> **SOURCE MATERIAL**:
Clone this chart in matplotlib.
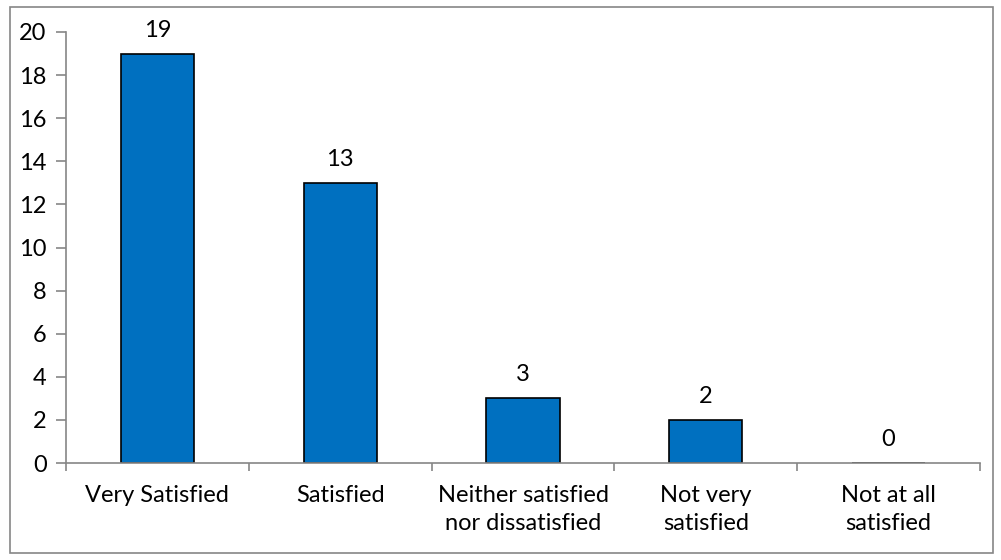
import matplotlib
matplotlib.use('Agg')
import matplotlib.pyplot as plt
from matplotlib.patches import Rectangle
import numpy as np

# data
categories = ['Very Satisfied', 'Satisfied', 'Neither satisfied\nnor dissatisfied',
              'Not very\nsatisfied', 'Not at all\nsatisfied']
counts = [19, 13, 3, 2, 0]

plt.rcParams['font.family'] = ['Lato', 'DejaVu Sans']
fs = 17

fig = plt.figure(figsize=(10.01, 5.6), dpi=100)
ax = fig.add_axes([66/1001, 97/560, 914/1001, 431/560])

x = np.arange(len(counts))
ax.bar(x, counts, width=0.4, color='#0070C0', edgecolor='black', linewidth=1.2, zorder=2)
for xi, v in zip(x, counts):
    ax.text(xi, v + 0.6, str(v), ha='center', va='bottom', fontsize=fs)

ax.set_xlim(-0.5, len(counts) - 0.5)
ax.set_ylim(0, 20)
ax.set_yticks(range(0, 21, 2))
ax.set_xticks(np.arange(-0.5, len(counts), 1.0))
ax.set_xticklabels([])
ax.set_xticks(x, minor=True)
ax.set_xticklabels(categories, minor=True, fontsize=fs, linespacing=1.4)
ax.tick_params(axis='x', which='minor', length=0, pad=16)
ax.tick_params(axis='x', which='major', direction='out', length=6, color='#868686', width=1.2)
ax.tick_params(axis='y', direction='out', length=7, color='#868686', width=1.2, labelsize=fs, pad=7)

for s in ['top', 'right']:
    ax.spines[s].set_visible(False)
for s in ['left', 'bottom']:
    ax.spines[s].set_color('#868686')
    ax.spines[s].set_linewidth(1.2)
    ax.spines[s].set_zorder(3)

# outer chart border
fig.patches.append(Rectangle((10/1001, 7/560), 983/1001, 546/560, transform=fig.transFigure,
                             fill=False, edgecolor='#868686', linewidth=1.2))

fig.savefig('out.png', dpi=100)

> **WHAT TO PRODUCE**: Restate the data word for word from its first line through the line with "ax = fig.add_axes([66/1001, 97/560, 914/1001, 431/560])", leaving out any picture along the way.

> **COMPLETE ANSWER**:
Clone this chart in matplotlib.
import matplotlib
matplotlib.use('Agg')
import matplotlib.pyplot as plt
from matplotlib.patches import Rectangle
import numpy as np

# data
categories = ['Very Satisfied', 'Satisfied', 'Neither satisfied\nnor dissatisfied',
              'Not very\nsatisfied', 'Not at all\nsatisfied']
counts = [19, 13, 3, 2, 0]

plt.rcParams['font.family'] = ['Lato', 'DejaVu Sans']
fs = 17

fig = plt.figure(figsize=(10.01, 5.6), dpi=100)
ax = fig.add_axes([66/1001, 97/560, 914/1001, 431/560])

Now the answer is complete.